SET PROBLEM: Copy exactly, leaving out every image, the lines from the one with "Generate a LaTeX" through the one with "(125,130) rectangle (997,707);", inclusive.

INPUT ROWS:
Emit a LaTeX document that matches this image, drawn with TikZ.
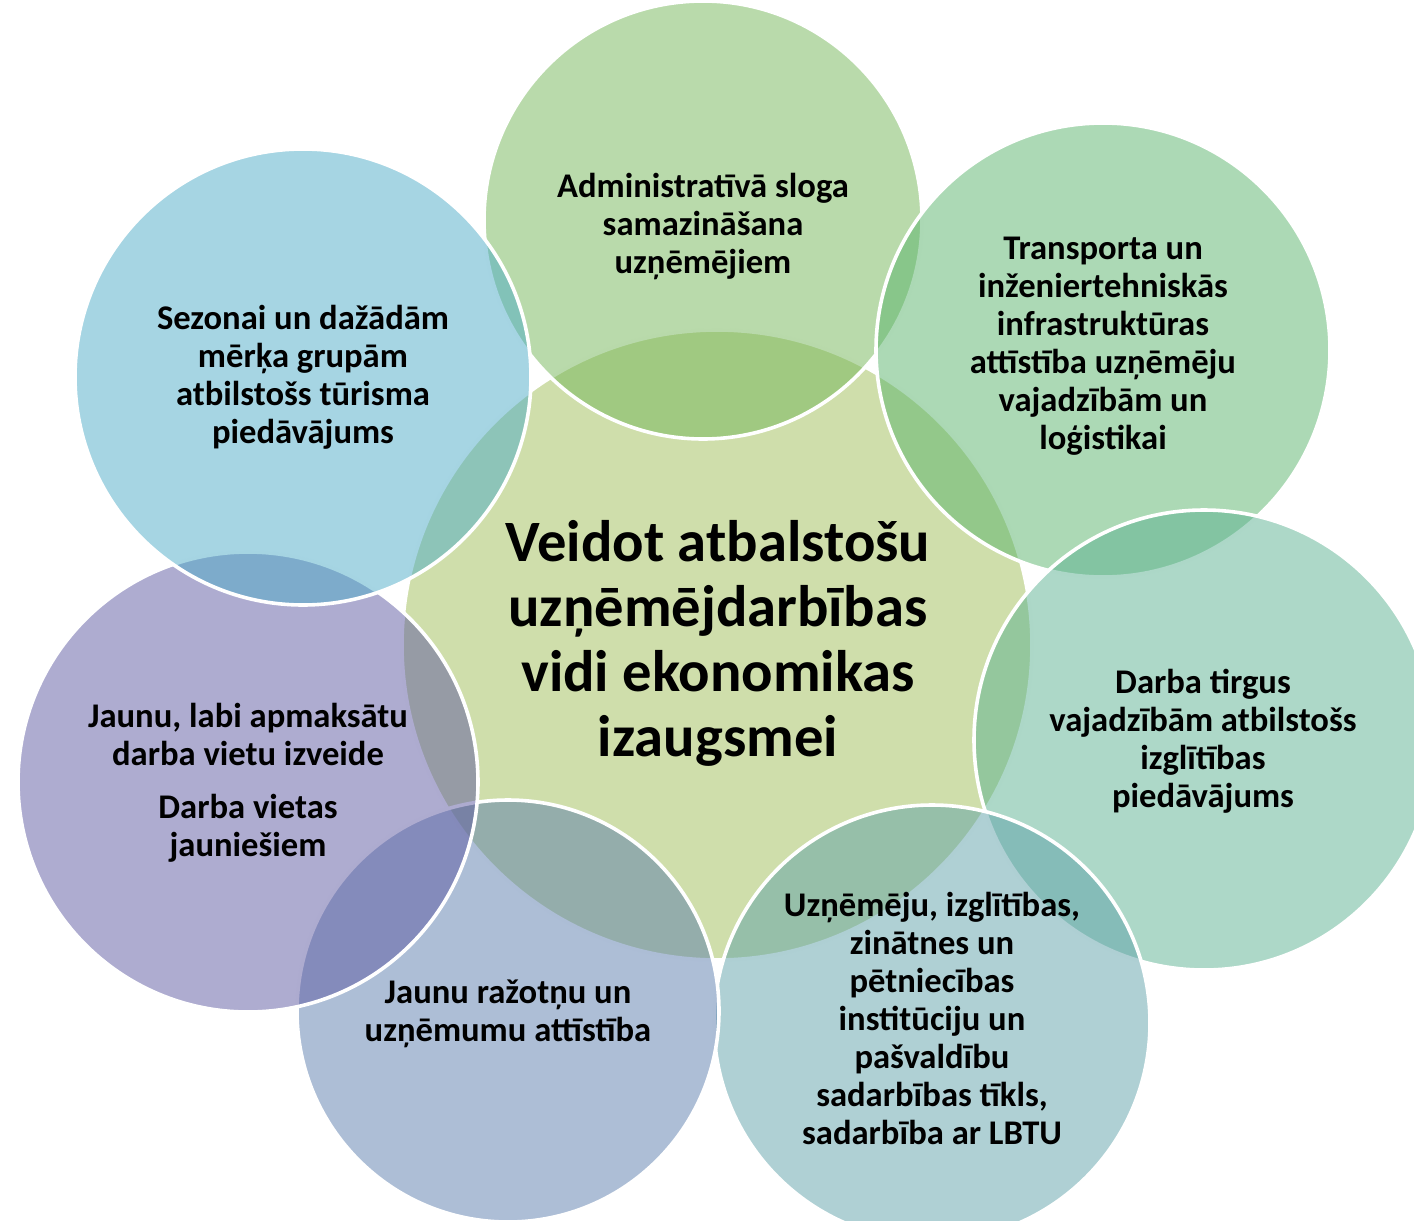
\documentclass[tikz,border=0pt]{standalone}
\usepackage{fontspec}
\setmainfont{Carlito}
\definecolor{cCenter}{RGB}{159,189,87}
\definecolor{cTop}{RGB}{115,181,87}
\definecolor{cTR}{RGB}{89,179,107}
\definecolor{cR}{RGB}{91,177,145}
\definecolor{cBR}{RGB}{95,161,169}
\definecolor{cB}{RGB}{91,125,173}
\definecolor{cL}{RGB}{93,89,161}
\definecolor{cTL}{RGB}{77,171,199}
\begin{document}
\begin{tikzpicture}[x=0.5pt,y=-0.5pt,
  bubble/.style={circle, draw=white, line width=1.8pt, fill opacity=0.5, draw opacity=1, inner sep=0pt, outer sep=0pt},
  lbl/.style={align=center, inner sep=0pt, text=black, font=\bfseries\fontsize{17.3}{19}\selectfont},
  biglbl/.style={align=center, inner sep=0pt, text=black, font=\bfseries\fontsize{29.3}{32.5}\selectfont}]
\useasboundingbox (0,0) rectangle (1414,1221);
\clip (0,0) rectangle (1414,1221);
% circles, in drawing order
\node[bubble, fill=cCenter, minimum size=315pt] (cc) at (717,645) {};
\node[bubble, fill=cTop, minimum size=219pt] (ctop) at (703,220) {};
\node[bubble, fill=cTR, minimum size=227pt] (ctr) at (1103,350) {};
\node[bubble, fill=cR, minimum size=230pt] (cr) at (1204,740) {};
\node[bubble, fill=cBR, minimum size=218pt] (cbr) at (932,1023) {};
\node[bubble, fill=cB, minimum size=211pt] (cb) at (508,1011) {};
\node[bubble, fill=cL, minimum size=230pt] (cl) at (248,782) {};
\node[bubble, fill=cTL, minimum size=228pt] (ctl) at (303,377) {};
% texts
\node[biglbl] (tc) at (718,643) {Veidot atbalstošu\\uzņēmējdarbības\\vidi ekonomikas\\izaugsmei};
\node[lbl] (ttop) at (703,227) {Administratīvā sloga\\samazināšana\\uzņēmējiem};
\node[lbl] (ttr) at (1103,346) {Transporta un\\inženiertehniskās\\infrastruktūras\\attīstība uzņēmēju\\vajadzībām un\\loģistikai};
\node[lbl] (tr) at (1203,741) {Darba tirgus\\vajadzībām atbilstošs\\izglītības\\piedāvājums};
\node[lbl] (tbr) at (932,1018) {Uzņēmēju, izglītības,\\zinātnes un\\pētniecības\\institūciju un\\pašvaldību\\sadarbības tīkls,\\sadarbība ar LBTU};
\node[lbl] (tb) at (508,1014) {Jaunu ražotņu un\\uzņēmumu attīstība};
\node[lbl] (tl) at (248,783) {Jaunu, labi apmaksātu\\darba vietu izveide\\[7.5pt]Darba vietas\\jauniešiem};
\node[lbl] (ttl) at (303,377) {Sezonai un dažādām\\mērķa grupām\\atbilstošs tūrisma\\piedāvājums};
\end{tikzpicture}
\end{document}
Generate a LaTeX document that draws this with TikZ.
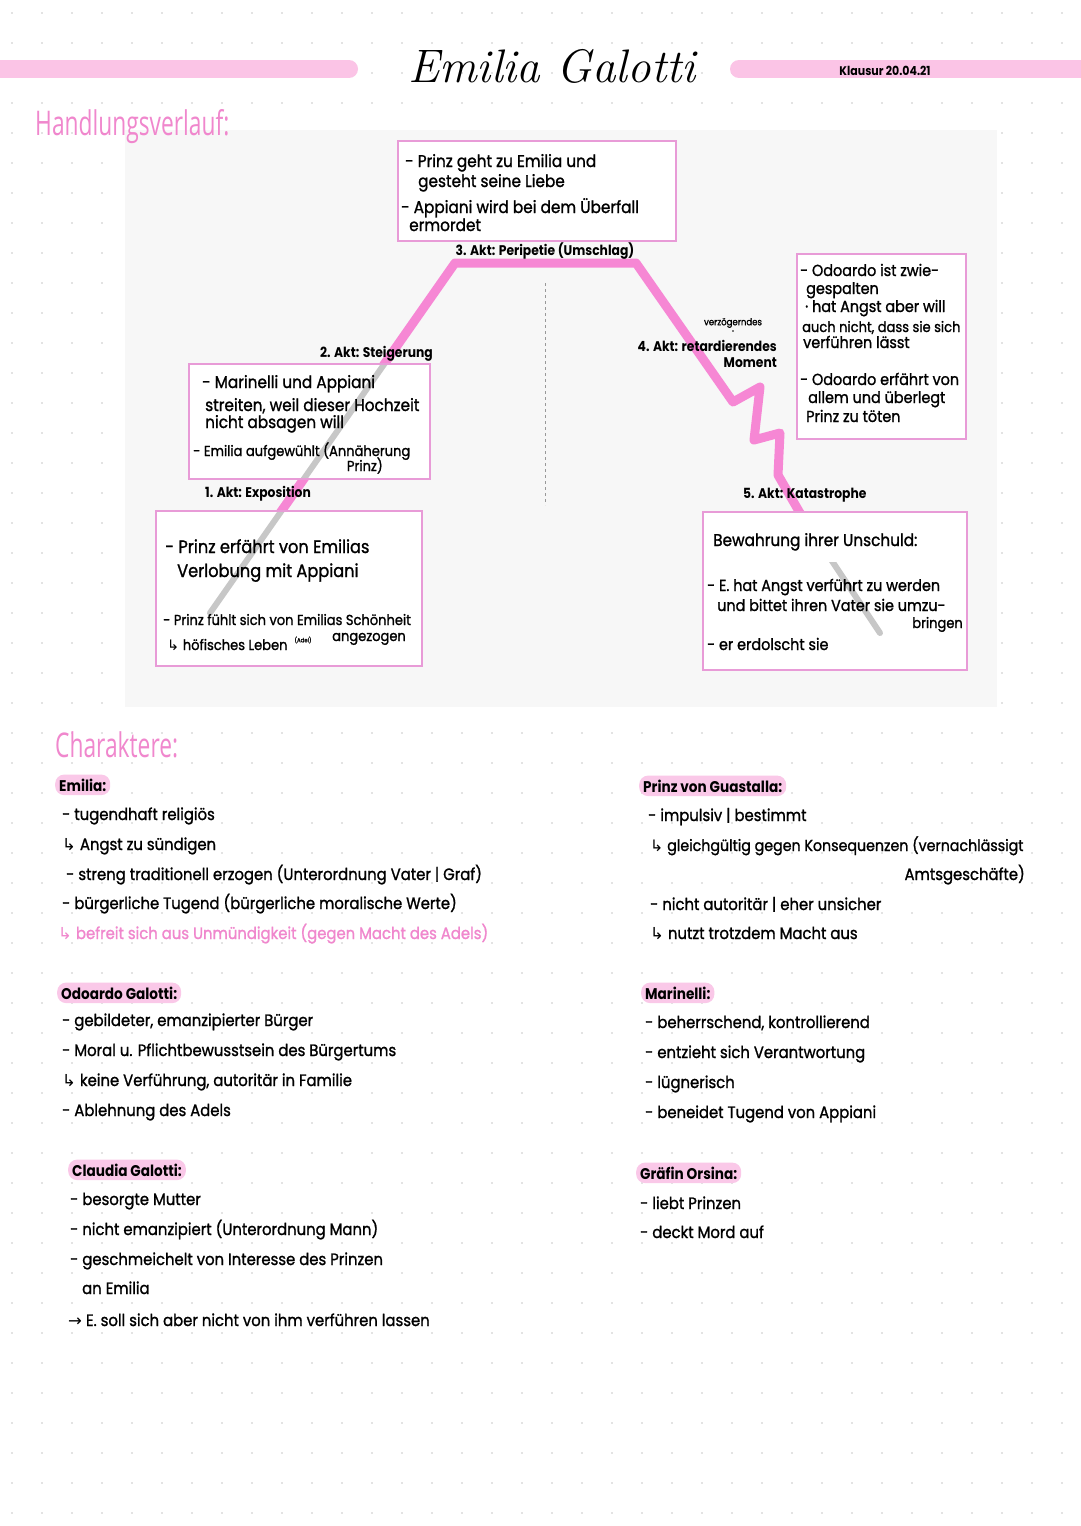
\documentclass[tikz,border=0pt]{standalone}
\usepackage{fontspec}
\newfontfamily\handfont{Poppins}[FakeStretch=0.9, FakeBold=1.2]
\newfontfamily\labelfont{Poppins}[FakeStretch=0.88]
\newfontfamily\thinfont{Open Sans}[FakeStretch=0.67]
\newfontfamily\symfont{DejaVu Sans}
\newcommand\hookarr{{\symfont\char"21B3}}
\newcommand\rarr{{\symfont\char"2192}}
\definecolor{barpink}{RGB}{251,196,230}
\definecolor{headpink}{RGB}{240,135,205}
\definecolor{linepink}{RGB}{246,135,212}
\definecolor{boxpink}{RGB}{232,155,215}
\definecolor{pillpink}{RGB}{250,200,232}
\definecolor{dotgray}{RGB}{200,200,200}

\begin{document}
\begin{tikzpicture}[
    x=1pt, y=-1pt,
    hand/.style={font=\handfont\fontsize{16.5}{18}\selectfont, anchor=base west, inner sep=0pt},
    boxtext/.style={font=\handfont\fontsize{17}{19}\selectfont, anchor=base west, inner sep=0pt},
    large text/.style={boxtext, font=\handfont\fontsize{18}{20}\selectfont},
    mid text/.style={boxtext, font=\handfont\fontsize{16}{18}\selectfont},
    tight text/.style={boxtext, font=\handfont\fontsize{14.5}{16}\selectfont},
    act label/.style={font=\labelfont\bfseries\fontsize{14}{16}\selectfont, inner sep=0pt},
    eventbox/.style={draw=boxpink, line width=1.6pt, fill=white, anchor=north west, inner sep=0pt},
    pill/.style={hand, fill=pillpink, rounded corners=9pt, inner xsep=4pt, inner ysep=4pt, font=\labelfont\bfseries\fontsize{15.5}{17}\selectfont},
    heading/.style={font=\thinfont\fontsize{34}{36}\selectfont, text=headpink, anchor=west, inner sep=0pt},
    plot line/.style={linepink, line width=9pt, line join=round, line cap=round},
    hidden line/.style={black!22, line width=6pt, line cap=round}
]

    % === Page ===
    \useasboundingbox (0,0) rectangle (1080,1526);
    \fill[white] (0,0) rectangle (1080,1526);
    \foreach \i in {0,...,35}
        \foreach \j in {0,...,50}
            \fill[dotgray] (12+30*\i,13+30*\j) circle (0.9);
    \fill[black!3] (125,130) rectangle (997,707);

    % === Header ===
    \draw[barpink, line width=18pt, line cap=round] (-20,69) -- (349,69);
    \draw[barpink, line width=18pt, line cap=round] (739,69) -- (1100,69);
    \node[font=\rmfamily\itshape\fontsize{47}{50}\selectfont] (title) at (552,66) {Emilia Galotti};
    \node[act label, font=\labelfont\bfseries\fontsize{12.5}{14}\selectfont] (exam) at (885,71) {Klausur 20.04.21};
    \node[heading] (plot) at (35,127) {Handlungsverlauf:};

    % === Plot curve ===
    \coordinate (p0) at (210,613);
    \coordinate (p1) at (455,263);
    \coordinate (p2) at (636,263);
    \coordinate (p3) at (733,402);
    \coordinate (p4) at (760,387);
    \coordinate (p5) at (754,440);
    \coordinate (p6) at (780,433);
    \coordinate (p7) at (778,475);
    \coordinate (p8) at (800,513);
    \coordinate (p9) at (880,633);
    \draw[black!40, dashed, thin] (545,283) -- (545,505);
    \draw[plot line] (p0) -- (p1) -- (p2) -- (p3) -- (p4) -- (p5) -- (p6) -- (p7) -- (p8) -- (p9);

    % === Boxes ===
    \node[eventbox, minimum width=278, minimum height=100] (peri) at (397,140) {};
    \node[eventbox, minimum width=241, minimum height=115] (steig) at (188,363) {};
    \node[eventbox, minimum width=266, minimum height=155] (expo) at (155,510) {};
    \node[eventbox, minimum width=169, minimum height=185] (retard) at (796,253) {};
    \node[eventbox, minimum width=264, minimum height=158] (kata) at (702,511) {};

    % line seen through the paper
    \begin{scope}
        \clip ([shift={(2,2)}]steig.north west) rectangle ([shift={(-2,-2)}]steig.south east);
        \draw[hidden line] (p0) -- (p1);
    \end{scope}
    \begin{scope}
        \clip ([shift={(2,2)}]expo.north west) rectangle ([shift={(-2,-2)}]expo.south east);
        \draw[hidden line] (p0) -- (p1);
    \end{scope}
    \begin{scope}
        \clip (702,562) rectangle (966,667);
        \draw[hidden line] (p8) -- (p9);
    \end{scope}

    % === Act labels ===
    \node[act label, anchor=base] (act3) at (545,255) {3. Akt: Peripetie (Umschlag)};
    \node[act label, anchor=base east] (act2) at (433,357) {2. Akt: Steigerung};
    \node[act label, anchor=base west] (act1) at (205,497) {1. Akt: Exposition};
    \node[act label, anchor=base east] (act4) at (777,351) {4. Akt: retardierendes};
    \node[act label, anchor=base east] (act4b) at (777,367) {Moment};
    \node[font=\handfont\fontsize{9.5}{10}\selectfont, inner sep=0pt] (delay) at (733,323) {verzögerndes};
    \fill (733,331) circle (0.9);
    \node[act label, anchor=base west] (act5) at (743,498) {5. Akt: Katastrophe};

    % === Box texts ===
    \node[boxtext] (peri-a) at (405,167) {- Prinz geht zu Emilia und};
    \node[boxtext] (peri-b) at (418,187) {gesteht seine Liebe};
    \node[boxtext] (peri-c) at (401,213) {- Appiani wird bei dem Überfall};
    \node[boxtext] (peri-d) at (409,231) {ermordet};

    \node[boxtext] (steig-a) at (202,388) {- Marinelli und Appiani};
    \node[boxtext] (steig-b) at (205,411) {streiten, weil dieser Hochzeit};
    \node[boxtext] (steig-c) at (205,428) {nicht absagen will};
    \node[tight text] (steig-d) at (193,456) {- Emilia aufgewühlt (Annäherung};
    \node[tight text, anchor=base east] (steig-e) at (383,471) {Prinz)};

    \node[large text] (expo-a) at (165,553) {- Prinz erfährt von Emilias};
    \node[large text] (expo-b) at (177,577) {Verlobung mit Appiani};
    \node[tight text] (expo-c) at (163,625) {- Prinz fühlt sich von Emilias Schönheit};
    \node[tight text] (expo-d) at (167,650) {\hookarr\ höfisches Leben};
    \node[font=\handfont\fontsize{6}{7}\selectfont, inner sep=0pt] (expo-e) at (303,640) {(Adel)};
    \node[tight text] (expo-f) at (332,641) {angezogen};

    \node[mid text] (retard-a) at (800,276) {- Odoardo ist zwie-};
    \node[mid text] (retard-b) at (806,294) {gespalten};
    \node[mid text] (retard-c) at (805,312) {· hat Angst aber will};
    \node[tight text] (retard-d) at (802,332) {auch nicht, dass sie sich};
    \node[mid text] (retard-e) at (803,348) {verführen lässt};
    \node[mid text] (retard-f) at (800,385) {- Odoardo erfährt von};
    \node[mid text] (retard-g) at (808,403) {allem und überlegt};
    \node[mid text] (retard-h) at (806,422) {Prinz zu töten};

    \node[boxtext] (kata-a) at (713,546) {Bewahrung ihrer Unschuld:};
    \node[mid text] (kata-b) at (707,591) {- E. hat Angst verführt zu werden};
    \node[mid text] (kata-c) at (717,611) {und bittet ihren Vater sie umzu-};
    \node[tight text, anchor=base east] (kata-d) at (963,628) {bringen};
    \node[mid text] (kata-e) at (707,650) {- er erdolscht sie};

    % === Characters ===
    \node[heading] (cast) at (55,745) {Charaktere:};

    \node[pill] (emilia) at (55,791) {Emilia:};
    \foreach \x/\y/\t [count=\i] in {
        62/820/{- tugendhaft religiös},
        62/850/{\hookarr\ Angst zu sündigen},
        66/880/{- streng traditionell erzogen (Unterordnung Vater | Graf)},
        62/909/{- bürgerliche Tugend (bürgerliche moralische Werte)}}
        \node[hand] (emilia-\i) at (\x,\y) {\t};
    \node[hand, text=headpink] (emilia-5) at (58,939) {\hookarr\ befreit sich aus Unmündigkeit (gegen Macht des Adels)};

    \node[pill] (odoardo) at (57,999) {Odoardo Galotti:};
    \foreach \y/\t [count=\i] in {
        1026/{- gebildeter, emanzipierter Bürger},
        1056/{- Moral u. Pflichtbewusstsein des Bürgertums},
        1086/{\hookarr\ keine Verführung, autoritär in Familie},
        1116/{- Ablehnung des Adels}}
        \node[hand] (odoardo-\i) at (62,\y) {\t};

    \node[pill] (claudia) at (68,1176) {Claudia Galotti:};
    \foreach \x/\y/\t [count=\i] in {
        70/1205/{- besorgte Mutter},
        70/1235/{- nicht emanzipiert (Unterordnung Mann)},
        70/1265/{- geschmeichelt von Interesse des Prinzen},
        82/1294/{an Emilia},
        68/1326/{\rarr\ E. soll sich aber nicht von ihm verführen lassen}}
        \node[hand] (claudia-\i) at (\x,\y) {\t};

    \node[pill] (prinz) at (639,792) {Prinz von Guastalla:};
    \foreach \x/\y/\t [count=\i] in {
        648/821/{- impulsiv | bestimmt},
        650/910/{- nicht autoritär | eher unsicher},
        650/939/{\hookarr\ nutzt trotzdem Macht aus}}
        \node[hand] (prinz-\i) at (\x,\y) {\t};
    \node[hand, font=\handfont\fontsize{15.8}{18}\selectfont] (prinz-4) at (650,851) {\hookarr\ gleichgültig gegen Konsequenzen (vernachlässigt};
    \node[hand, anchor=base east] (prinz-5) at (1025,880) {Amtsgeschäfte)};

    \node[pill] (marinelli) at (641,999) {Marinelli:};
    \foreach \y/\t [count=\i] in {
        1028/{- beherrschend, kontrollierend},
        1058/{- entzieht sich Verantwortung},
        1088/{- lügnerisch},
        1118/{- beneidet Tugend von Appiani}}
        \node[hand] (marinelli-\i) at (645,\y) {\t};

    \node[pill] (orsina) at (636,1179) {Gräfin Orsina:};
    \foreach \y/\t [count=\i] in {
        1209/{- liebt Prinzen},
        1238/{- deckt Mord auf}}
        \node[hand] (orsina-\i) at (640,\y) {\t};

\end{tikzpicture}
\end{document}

SOLUTION BELOW:
Generate a LaTeX document that draws this with TikZ.
\documentclass[tikz,border=0pt]{standalone}
\usepackage{fontspec}
\newfontfamily\handfont{Poppins}[FakeStretch=0.9, FakeBold=1.2]
\newfontfamily\labelfont{Poppins}[FakeStretch=0.88]
\newfontfamily\thinfont{Open Sans}[FakeStretch=0.67]
\newfontfamily\symfont{DejaVu Sans}
\newcommand\hookarr{{\symfont\char"21B3}}
\newcommand\rarr{{\symfont\char"2192}}
\definecolor{barpink}{RGB}{251,196,230}
\definecolor{headpink}{RGB}{240,135,205}
\definecolor{linepink}{RGB}{246,135,212}
\definecolor{boxpink}{RGB}{232,155,215}
\definecolor{pillpink}{RGB}{250,200,232}
\definecolor{dotgray}{RGB}{200,200,200}

\begin{document}
\begin{tikzpicture}[
    x=1pt, y=-1pt,
    hand/.style={font=\handfont\fontsize{16.5}{18}\selectfont, anchor=base west, inner sep=0pt},
    boxtext/.style={font=\handfont\fontsize{17}{19}\selectfont, anchor=base west, inner sep=0pt},
    large text/.style={boxtext, font=\handfont\fontsize{18}{20}\selectfont},
    mid text/.style={boxtext, font=\handfont\fontsize{16}{18}\selectfont},
    tight text/.style={boxtext, font=\handfont\fontsize{14.5}{16}\selectfont},
    act label/.style={font=\labelfont\bfseries\fontsize{14}{16}\selectfont, inner sep=0pt},
    eventbox/.style={draw=boxpink, line width=1.6pt, fill=white, anchor=north west, inner sep=0pt},
    pill/.style={hand, fill=pillpink, rounded corners=9pt, inner xsep=4pt, inner ysep=4pt, font=\labelfont\bfseries\fontsize{15.5}{17}\selectfont},
    heading/.style={font=\thinfont\fontsize{34}{36}\selectfont, text=headpink, anchor=west, inner sep=0pt},
    plot line/.style={linepink, line width=9pt, line join=round, line cap=round},
    hidden line/.style={black!22, line width=6pt, line cap=round}
]

    % === Page ===
    \useasboundingbox (0,0) rectangle (1080,1526);
    \fill[white] (0,0) rectangle (1080,1526);
    \foreach \i in {0,...,35}
        \foreach \j in {0,...,50}
            \fill[dotgray] (12+30*\i,13+30*\j) circle (0.9);
    \fill[black!3] (125,130) rectangle (997,707);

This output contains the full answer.